Tuesday, April 26, 2005

P.J. O'Rourke on Social Security

Via Cato's Daily Dispatch (a daily e-mail newsletter), a reprint of P.J. O'Rourke's article "Freedom, Responsibility ... and What? Social Security Reform — An Explanation" (originally from the Atlantic, May 2005).

Anything that slams Paul Krugman is worth reading, but O'Rourke has a very sobering counter to the next person that brags about "full faith and credit," that the federal government has never failed to pay a Social Security benefit:
Consult American Indians for a further discussion of government promises.
I wonder how O'Rourke would have done in Michael Tanner's place at the Great Social Security debate. This would have been a real zinger to throw at Krugman (and the moderator, heaven knows she was practically Krugman's mouthpiece):
Is Social Security a pension scheme — a matter of freedom, responsibility, and property rights? Or is Social Security a charity — a matter of freedom, responsibility, and civic duties? Both sides want it both ways. Franklin Roosevelt, according to his grandson James, believed that Social Security should be "simple, guaranteed, fair, earned, and available to all Americans." But something that is earned cannot be simple or guaranteed or available to all, and its fairness will be disputable.

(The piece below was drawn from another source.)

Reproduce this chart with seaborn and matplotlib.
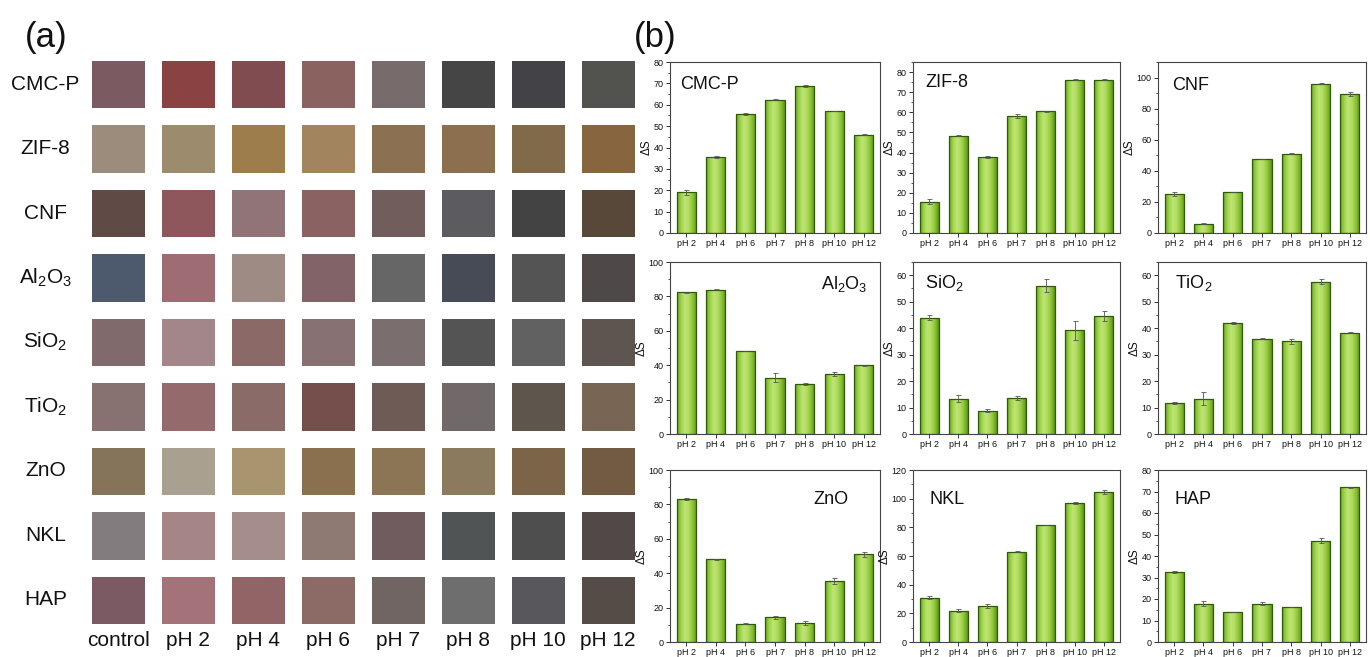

Meanwhile, no conservative is talking about abandoning the injured, the orphaned, the abject, or the hopelessly goofy.
Exactly the point. Krugman & Co. act like we want to end government charity and replace it with nothing. That's the furthest thing from the truth. We conservatives (true conservatives who believe in limited government) and libertarians want to end government charity and replace it with something else: the personal freedom to help those you want, those you feel are deserving.